DIRECTIONS FOR THIS TASK: Leave out the pictures; transcribe all else exactly.

INFORMATION SUPPLIED:
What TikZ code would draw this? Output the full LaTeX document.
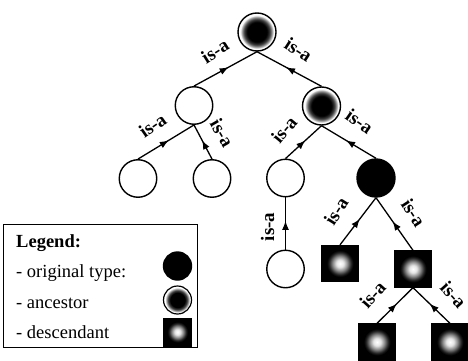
\documentclass[tikz,border=0pt]{standalone}
\usepackage{fontspec}
\setmainfont{Liberation Serif}
\usetikzlibrary{arrows.meta,decorations.markings}
\pgfdeclareradialshading{ancshade}{\pgfpointorigin}{color(0bp)=(black); color(13bp)=(black); color(17bp)=(black!75); color(20bp)=(black!35); color(22bp)=(white); color(25bp)=(white); color(50bp)=(white)}
\pgfdeclareradialshading{descshade}{\pgfpointorigin}{color(0bp)=(white); color(5bp)=(black!10); color(10bp)=(black!45); color(15bp)=(black!85); color(18bp)=(black); color(50bp)=(black)}
\tikzset{
  plain/.style={circle, draw, line width=1.4pt, fill=white, minimum size=37.5pt, inner sep=0pt},
  orig/.style={circle, draw, line width=1.4pt, fill=black, minimum size=38pt, inner sep=0pt},
  anc/.style={circle, draw, line width=1.4pt, shading=ancshade, minimum size=38pt, inner sep=0pt},
  desc/.style={rectangle, draw, line width=0.8pt, shading=descshade, minimum size=36.5pt, inner sep=0pt},
  isa/.style={line width=1.3pt, postaction={decorate},
    decoration={markings, mark=at position 0.55 with {\arrow{Latex[length=9pt,width=7pt]}}}},
  lbl/.style={font=\fontsize{19}{22}\selectfont\bfseries, inner sep=0pt},
  legtxt/.style={font=\fontsize{18.5}{22}\selectfont, inner sep=0pt, anchor=west},
}
\begin{document}
\begin{tikzpicture}[x=1pt,y=-1pt]
\useasboundingbox (0,0) rectangle (468,361);
% nodes
\node[anc] (root) at (257,32) {};
\node[plain] (A) at (194,105.5) {};
\node[anc] (B) at (321.5,106) {};
\node[plain] (LL) at (138,178.5) {};
\node[plain] (LR) at (212,178.5) {};
\node[plain] (C) at (285.5,178) {};
\node[orig] (D) at (376,178) {};
\node[plain] (E) at (285.5,269) {};
\node[desc] (F) at (340,263.5) {};
\node[desc] (G) at (413,269) {};
\node[desc] (H) at (377,342) {};
\node[desc] (I) at (450,342) {};
% edges
\draw[isa] (A.north) -- (root.south);
\draw[isa] (B.north) -- (root.south);
\draw[isa] (LL.north) -- (A.south);
\draw[isa] (LR.north) -- (A.south);
\draw[isa] (C.north) -- (B.south);
\draw[isa] (D.north) -- (B.south);
\draw[isa] (E.north) -- (C.south);
\draw[isa] (F.north) -- (D.south);
\draw[isa] (G.north) -- (D.south);
\draw[isa] (H.north) -- (G.south);
\draw[isa] (I.north) -- (G.south);
% labels
\node[lbl, rotate=32] (l1) at (215,51) {is-a};
\node[lbl, rotate=-33] (l2) at (298.5,49.5) {is-a};
\node[lbl, rotate=35] (l3) at (152.5,125.5) {is-a};
\node[lbl, rotate=-60] (l4) at (222,133) {is-a};
\node[lbl, rotate=50] (l5) at (284,129.5) {is-a};
\node[lbl, rotate=-35] (l6) at (359.5,121.5) {is-a};
\node[lbl, rotate=90] (l7) at (267.5,227) {is-a};
\node[lbl, rotate=58] (l8) at (336,211) {is-a};
\node[lbl, rotate=-57] (l9) at (413.5,212.5) {is-a};
\node[lbl, rotate=48] (l10) at (372.5,294.5) {is-a};
\node[lbl, rotate=-48] (l11) at (453.5,295) {is-a};
% legend
\node[draw, line width=1.2pt, minimum width=194pt, minimum height=123pt, anchor=north west, inner sep=0pt] (legend) at (3,224) {};
\node[legtxt, font=\fontsize{18.5}{22}\selectfont\bfseries] (lg0) at (16,243) {Legend:};
\node[legtxt] (lg1) at (16,273) {- original type:};
\node[legtxt] (lg2) at (16,303) {- ancestor};
\node[legtxt] (lg3) at (16,332) {- descendant};
\node[orig, minimum size=28pt] (s1) at (177.5,266) {};
\node[anc, minimum size=28pt, line width=1.2pt] (s2) at (177.5,300) {};
\node[desc, minimum size=28pt] (s3) at (177.5,332) {};
\end{tikzpicture}
\end{document}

COMPLETED EXERCISE:
What TikZ code would draw this? Output the full LaTeX document.
\documentclass[tikz,border=0pt]{standalone}
\usepackage{fontspec}
\setmainfont{Liberation Serif}
\usetikzlibrary{arrows.meta,decorations.markings}
\pgfdeclareradialshading{ancshade}{\pgfpointorigin}{color(0bp)=(black); color(13bp)=(black); color(17bp)=(black!75); color(20bp)=(black!35); color(22bp)=(white); color(25bp)=(white); color(50bp)=(white)}
\pgfdeclareradialshading{descshade}{\pgfpointorigin}{color(0bp)=(white); color(5bp)=(black!10); color(10bp)=(black!45); color(15bp)=(black!85); color(18bp)=(black); color(50bp)=(black)}
\tikzset{
  plain/.style={circle, draw, line width=1.4pt, fill=white, minimum size=37.5pt, inner sep=0pt},
  orig/.style={circle, draw, line width=1.4pt, fill=black, minimum size=38pt, inner sep=0pt},
  anc/.style={circle, draw, line width=1.4pt, shading=ancshade, minimum size=38pt, inner sep=0pt},
  desc/.style={rectangle, draw, line width=0.8pt, shading=descshade, minimum size=36.5pt, inner sep=0pt},
  isa/.style={line width=1.3pt, postaction={decorate},
    decoration={markings, mark=at position 0.55 with {\arrow{Latex[length=9pt,width=7pt]}}}},
  lbl/.style={font=\fontsize{19}{22}\selectfont\bfseries, inner sep=0pt},
  legtxt/.style={font=\fontsize{18.5}{22}\selectfont, inner sep=0pt, anchor=west},
}
\begin{document}
\begin{tikzpicture}[x=1pt,y=-1pt]
\useasboundingbox (0,0) rectangle (468,361);
% nodes
\node[anc] (root) at (257,32) {};
\node[plain] (A) at (194,105.5) {};
\node[anc] (B) at (321.5,106) {};
\node[plain] (LL) at (138,178.5) {};
\node[plain] (LR) at (212,178.5) {};
\node[plain] (C) at (285.5,178) {};
\node[orig] (D) at (376,178) {};
\node[plain] (E) at (285.5,269) {};
\node[desc] (F) at (340,263.5) {};
\node[desc] (G) at (413,269) {};
\node[desc] (H) at (377,342) {};
\node[desc] (I) at (450,342) {};
% edges
\draw[isa] (A.north) -- (root.south);
\draw[isa] (B.north) -- (root.south);
\draw[isa] (LL.north) -- (A.south);
\draw[isa] (LR.north) -- (A.south);
\draw[isa] (C.north) -- (B.south);
\draw[isa] (D.north) -- (B.south);
\draw[isa] (E.north) -- (C.south);
\draw[isa] (F.north) -- (D.south);
\draw[isa] (G.north) -- (D.south);
\draw[isa] (H.north) -- (G.south);
\draw[isa] (I.north) -- (G.south);
% labels
\node[lbl, rotate=32] (l1) at (215,51) {is-a};
\node[lbl, rotate=-33] (l2) at (298.5,49.5) {is-a};
\node[lbl, rotate=35] (l3) at (152.5,125.5) {is-a};
\node[lbl, rotate=-60] (l4) at (222,133) {is-a};
\node[lbl, rotate=50] (l5) at (284,129.5) {is-a};
\node[lbl, rotate=-35] (l6) at (359.5,121.5) {is-a};
\node[lbl, rotate=90] (l7) at (267.5,227) {is-a};
\node[lbl, rotate=58] (l8) at (336,211) {is-a};
\node[lbl, rotate=-57] (l9) at (413.5,212.5) {is-a};
\node[lbl, rotate=48] (l10) at (372.5,294.5) {is-a};
\node[lbl, rotate=-48] (l11) at (453.5,295) {is-a};
% legend
\node[draw, line width=1.2pt, minimum width=194pt, minimum height=123pt, anchor=north west, inner sep=0pt] (legend) at (3,224) {};
\node[legtxt, font=\fontsize{18.5}{22}\selectfont\bfseries] (lg0) at (16,243) {Legend:};
\node[legtxt] (lg1) at (16,273) {- original type:};
\node[legtxt] (lg2) at (16,303) {- ancestor};
\node[legtxt] (lg3) at (16,332) {- descendant};
\node[orig, minimum size=28pt] (s1) at (177.5,266) {};
\node[anc, minimum size=28pt, line width=1.2pt] (s2) at (177.5,300) {};
\node[desc, minimum size=28pt] (s3) at (177.5,332) {};
\end{tikzpicture}
\end{document}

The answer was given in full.